Une goutte d’eau dans un nuage est un seul en scène pluvieux qui nous emmène dans un voyage théâtral et sonore envoûtant.
Une goutte d’eau dans un nuage est l’histoire vraie d’une femme qui s’expatrie à Saïgon et nous raconte. Se raconte. C’est une parenthèse enchantée dans laquelle nous nous sommes blottis le temps d’un spectacle – ou plutôt d’un voyage – d’une originalité folle. Un dépaysement total. Nous avons trouvé notre petit bijou de ce Festival Off 2021.
Un véritable talent de conteuse
Elle arrive sur scène avec sa valise et son ciré rose. Embarquement immédiat pour Ho Chi Minh. Avec une voix que l’on écouterait pendant des heures, elle raconte la ville électrique, la ville grouillante, ses odeurs, ses sons, ses atmosphères, sa jungle. Et c’est comme une poésie qu’elle nous livre. Notre attention est suspendue à ses mots presque sussurés. Car, tout autant que la destination, ce sont eux qui nous font voyager.
En effet, le texte d’Eloïse Mercier est un petit bijou. Délicat, puissamment évocateur, presque charnel, il peint les paysages, arrondit tous les angles. Il décrit l’immense, l’évident, mais aussi le subtile, l’infime, « tout ce qu’on n’entend pas parce que le bruit est trop fort. » Chaque phrase est un voyage à elle seule.
Un voyage tout aussi intérieur
A travers son regard, sa sensibilité, nous redécouvrons cette ville qui nous est déjà familière. Son air étouffant, ses bruits incessants, son agitation permanente, ses habitants qui grouillent comme des fourmis, ses pluies diluviennes. Elle décrit le vertige, l’étourdissement. Celui qui vient de dehors, mais pas seulement.
Car c’est aussi d’un voyage intérieur dont il est question. Celui d’une femme perméable, submergée par ses doutes. Elle nous parle de A et de B, des rencontres qui bouleversent le cours des choses, des jours qui se succèdent jusqu’à devenir le quotidien, de ces pluies de mousson qui menacent parfois de la faire déborder de l’intérieur. Un changement de paysage, de décor, de peau.
Un spectacle totalement immersif
La mise en scène est à l’image du reste : inventive et poétique. Des vidéos apparaissent sur l’écran du vieux poste de télévision, une musique s’élève du tourne-disque sur lequel tourne un scooter miniature, elle ouvre son parapluie rose pour se protéger de la pluie… En arrière-plan, les bruits de la ville, de la pluie, des gouttes d’eau qui éclaboussent, des oiseaux, de la voix de A… Une partition immersive créée à partir d’enregistrements faits au Vietnam.

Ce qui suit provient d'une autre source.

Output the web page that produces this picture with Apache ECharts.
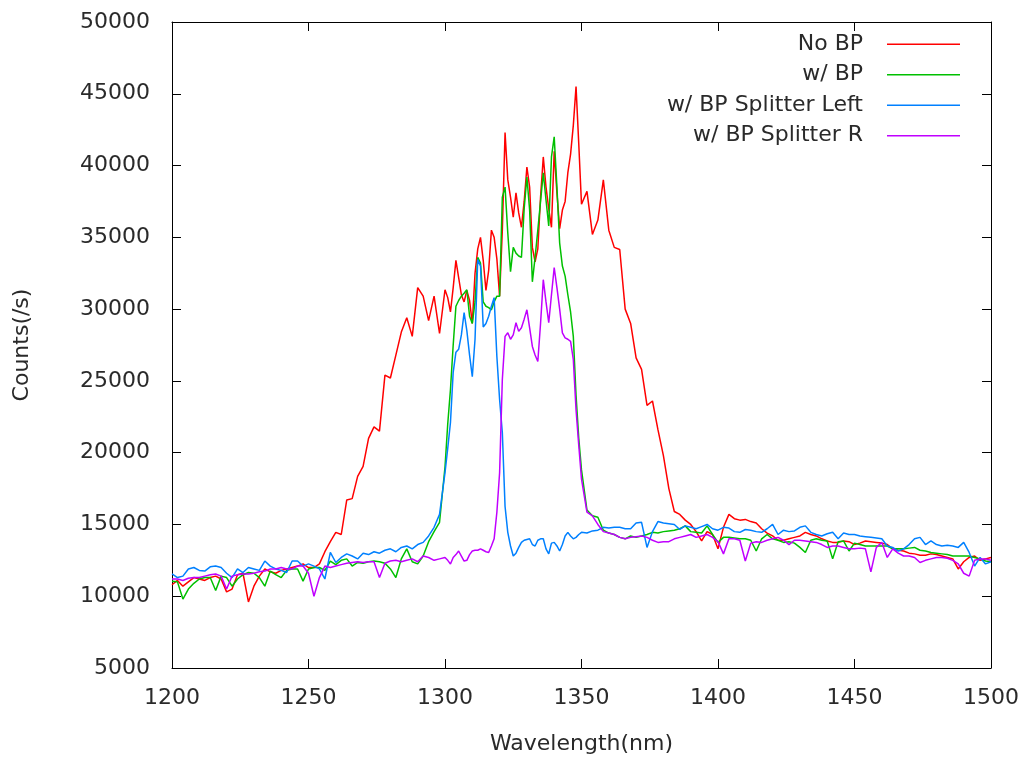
<!DOCTYPE html>
<html>
<head>
<meta charset="utf-8">
<script src="https://cdn.jsdelivr.net/npm/echarts@6/dist/echarts.min.js"></script>
<style>html,body{margin:0;padding:0;background:#fff;}#c{width:1024px;height:760px;}</style>
</head>
<body>
<div id="c"></div>
<script>
// Wavelength samples (nm): 2 nm steps, 1 nm steps across the peak
const wavelengths = [
1200,1202,1204,1206,1208,1210,1212,1214,1216,1218,1220,1222,1224,1226,1228,1230,1232,1234,1236,1238,
1240,1242,1244,1246,1248,1250,1252,1254,1256,1258,1260,1262,1264,1266,1268,1270,1272,1274,1276,1278,
1280,1282,1284,1286,1288,1290,1292,1294,1296,1298,1300,
1301,1302,1303,1304,1305,1306,1307,1308,1309,1310,1311,1312,1313,1314,1315,1316,1317,1318,1319,1320,
1321,1322,1323,1324,1325,1326,1327,1328,1329,1330,1331,1332,1333,1334,1335,1336,1337,1338,1339,1340,
1341,1342,1343,1344,1345,1346,1347,1348,1349,
1350,1352,1354,1356,1358,1360,1362,1364,1366,1368,1370,1372,1374,1376,1378,1380,1382,1384,1386,1388,
1390,1392,1394,1396,1398,1400,1402,1404,1406,1408,1410,1412,1414,1416,1418,1420,1422,1424,1426,1428,
1430,1432,1434,1436,1438,1440,1442,1444,1446,1448,1450,1452,1454,1456,1458,1460,1462,1464,1466,1468,
1470,1472,1474,1476,1478,1480,1482,1484,1486,1488,1490,1492,1494,1496,1498,1500];

const noBP = [
10800,11100,10700,11000,11300,11200,11100,11300,11400,11200,10300,10500,11500,11600,9600,10700,11400,11900,11700,11600,
11800,11900,12000,12100,12250,12000,12000,12250,13100,13800,14450,14300,16700,16800,18350,19050,21000,21800,21500,25400,
25200,26800,28400,29400,28100,31500,30900,29200,30900,28300,31350,
30800,29800,31500,33400,32200,31000,30500,31300,30600,29000,32500,34200,35000,33400,31300,32700,35500,35000,33500,30900,
35500,42300,39000,37800,36400,38100,36700,35700,37500,39900,38500,34300,33300,34200,37800,40600,38500,37000,35700,41000,
38100,35600,36900,37500,39500,40800,42800,45500,41500,
37300,38200,35200,36200,39000,35500,34300,34150,30000,29000,26600,25800,23300,23600,21600,19800,17500,15900,15700,15300,
15000,14500,13850,14500,14300,13300,14800,15700,15400,15300,15350,15200,15100,14700,14400,14200,13900,13900,14000,14100,
14200,14450,14300,14200,14000,13850,13750,13750,13850,13800,13600,13700,13850,13800,13750,13700,13600,13300,13200,13150,
13000,12950,12850,12850,12950,12900,12800,12700,12600,11900,12400,12700,12800,12500,12600,12700];

const withBP = [
11050,11000,9800,10500,10900,11200,11300,11300,10400,11400,11300,10700,11200,11500,11650,11600,11300,10700,11750,11500,
11300,11800,11900,11900,11050,11900,12000,12000,11800,12450,12200,12500,12600,12100,12350,12300,12400,12450,12400,12300,
11900,11300,12600,13300,12400,12250,12800,13800,14500,15150,19000,
22000,24400,27500,30200,30600,30900,31100,31350,29500,29000,30500,33600,33200,30500,30200,30100,29950,30500,30900,30900,
37800,38500,35300,32600,34300,33900,33700,33600,37000,39200,36900,31900,33600,35500,37500,39500,37600,35800,40600,42000,
38500,34600,33000,32300,31000,29800,28100,24000,21000,
18800,16000,15600,15500,14600,14400,14300,14100,14000,14200,14100,14200,14300,14450,14400,14500,14550,14600,14700,14900,
14500,14450,14400,14900,14300,13750,14100,14100,14050,14000,14000,13900,13150,14000,14300,14000,13900,13750,13800,13700,
13400,13050,13900,14000,13900,13850,12600,13800,13850,13150,13700,13600,13500,13500,13500,13500,13500,13300,13300,13300,
13350,13400,13200,13150,13050,13000,12950,12900,12800,12800,12800,12800,12700,12600,12450,12400];

const splitterLeft = [
11550,11300,11400,11900,12000,11800,11750,12050,12100,12000,11600,11300,11900,11650,12000,11900,11800,12450,12100,11900,
11800,11650,12450,12450,12100,12250,12100,11900,11200,13050,12350,12700,12950,12800,12600,13000,12900,13100,13000,13200,
13300,13100,13400,13500,13300,13600,13750,14200,14800,15700,18600,
20300,22100,25600,27000,27200,28200,29750,28500,26800,25300,27900,33450,33000,28750,29000,29500,30200,30800,26700,23700,
21400,16250,14450,13500,12800,13000,13400,13750,13900,13950,14000,13600,13500,13900,14000,14000,13300,12950,13700,13750,
13500,13150,13600,14200,14450,14200,14000,14100,14300,
14450,14400,14550,14600,14800,14750,14800,14800,14700,14700,15100,15150,13400,14500,15200,15100,15050,15000,14650,14900,
14800,14700,14850,15000,14700,14600,14800,14750,14500,14450,14650,14600,14500,14450,14700,15000,14300,14600,14500,14550,
14800,14900,14450,14300,14200,14350,14450,14000,14400,14300,14300,14200,14150,14100,14050,14000,13500,13400,13150,13300,
13600,14000,14100,13600,13850,13600,13500,13550,13500,13400,13750,13050,12100,12700,12250,12400];

const splitterR = [
11200,11200,11100,11250,11300,11300,11400,11500,11550,11400,10500,11400,11500,11550,11550,11600,11700,11750,11900,11900,
12000,11900,11900,12100,12100,11600,10000,11300,12100,12000,12100,12200,12300,12350,12400,12350,12400,12400,11300,12300,
12450,12500,12400,12500,12600,12400,12800,12700,12500,12600,12700,
12500,12250,12700,12900,13150,12800,12450,12500,12900,13150,13200,13200,13300,13200,13100,13050,13500,14000,15850,18600,
25100,28100,28350,27900,28200,29050,28450,28700,29300,29950,28700,27400,26800,26350,29000,32050,30500,29050,31000,32900,
31500,30000,28350,28000,27900,27750,26500,23000,20500,
18150,15850,15600,15000,14500,14400,14300,14100,14000,14100,14150,14200,14100,13900,13750,13800,13800,14000,14100,14200,
14300,14100,14200,14300,14100,13800,12950,14000,14000,13900,12450,13700,13800,13750,13900,14000,14100,13900,13600,13900,
13900,13850,13800,13750,13600,13400,13500,13500,13400,13300,13300,13350,13300,11700,13400,13750,12700,13300,13000,12800,
12800,12700,12350,12500,12600,12700,12700,12650,12500,12250,11600,11400,12500,12600,12600,12500];

const seriesNames = ['No BP', 'w/ BP', 'w/ BP Splitter Left', 'w/ BP Splitter R'];
const seriesValues = [noBP, withBP, splitterLeft, splitterR];
const seriesColors = ['#ff0000', '#00c000', '#0080ff', '#c000ff'];

const xTicks = { min: 1200, max: 1500, interval: 50 };
const yTicks = { min: 5000, max: 50000, interval: 5000 };

const FONT = 'DejaVu Sans';
const FS = 22;
const TXT = '#2a2a2a';

const chart = echarts.init(document.getElementById('c'), null, { renderer: 'canvas' });

const axisCommon = {
  axisLine: { show: true, onZero: false, lineStyle: { color: '#000', width: 1 } },
  axisTick: { show: true, inside: true, length: 9, lineStyle: { color: '#000', width: 1 } },
  splitLine: { show: false }
};

const plain = v => String(v);

const option = {
  animation: false,
  backgroundColor: '#fff',
  grid: { left: 172, right: 33, top: 22, bottom: 91, containLabel: false },
  legend: {
    orient: 'vertical',
    right: 59,
    top: 28,
    align: 'right',
    icon: 'rect',
    itemWidth: 73,
    itemHeight: 1.5,
    itemGap: 8,
    textStyle: { fontFamily: FONT, fontSize: FS, color: TXT, lineHeight: 22.5, padding: [0, 19, 0, 0] },
    data: seriesNames
  },
  xAxis: [
    Object.assign({
      type: 'value', position: 'bottom', min: xTicks.min, max: xTicks.max, interval: xTicks.interval,
      name: 'Wavelength(nm)', nameLocation: 'middle', nameGap: 65,
      nameTextStyle: { fontFamily: FONT, fontSize: FS, color: TXT },
      axisLabel: { fontFamily: FONT, fontSize: FS, color: TXT, margin: 19, formatter: plain }
    }, axisCommon),
    Object.assign({
      type: 'value', position: 'top', min: xTicks.min, max: xTicks.max, interval: xTicks.interval,
      axisLabel: { show: false }
    }, axisCommon)
  ],
  yAxis: [
    Object.assign({
      type: 'value', position: 'left', min: yTicks.min, max: yTicks.max, interval: yTicks.interval,
      name: 'Counts(/s)', nameLocation: 'middle', nameGap: 139, nameRotate: 90,
      nameTextStyle: { fontFamily: FONT, fontSize: FS, color: TXT },
      axisLabel: { fontFamily: FONT, fontSize: FS, color: TXT, margin: 22, formatter: plain }
    }, axisCommon),
    Object.assign({
      type: 'value', position: 'right', min: yTicks.min, max: yTicks.max, interval: yTicks.interval,
      axisLabel: { show: false }
    }, axisCommon)
  ],
  series: seriesNames.map((name, i) => ({
    name: name,
    type: 'line',
    xAxisIndex: 0,
    yAxisIndex: 0,
    symbol: 'none',
    showSymbol: false,
    smooth: false,
    lineStyle: { color: seriesColors[i], width: 1.5 },
    itemStyle: { color: seriesColors[i] },
    data: wavelengths.map((w, k) => [w, seriesValues[i][k]])
  }))
};

chart.setOption(option);
</script>
</body>
</html>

Une averse s’abattant soudainement sur la forêt nous laisse fascinés ; le bruit d’un linge délicatement essoré devient caresse. Et puis, soudainement, l’orage que nous avions senti gronder explose. La goutte d’eau devient celle qui fait déborder le vase. Et sur un air de techno qui s’affole, les mots se précipitent pour décrire le changement de la ville, celui du monde en perdition. La modernité qui avale tout mais ne digère rien, les repères qui se brouillent.
Puis la parenthèse se referme, et nous sommes déjà nostalgiques de ce moment d’une délicatesse infinie. Un immense coup de cœur.
Une goutte d’eau dans un nuage, de et avec Eloïse Mercier, mis en scène par Eloïse Mercier, se joue au Théâtre Transversal, à Avignon, du 07 au 31 juillet à 19h15. Relâche les mardis.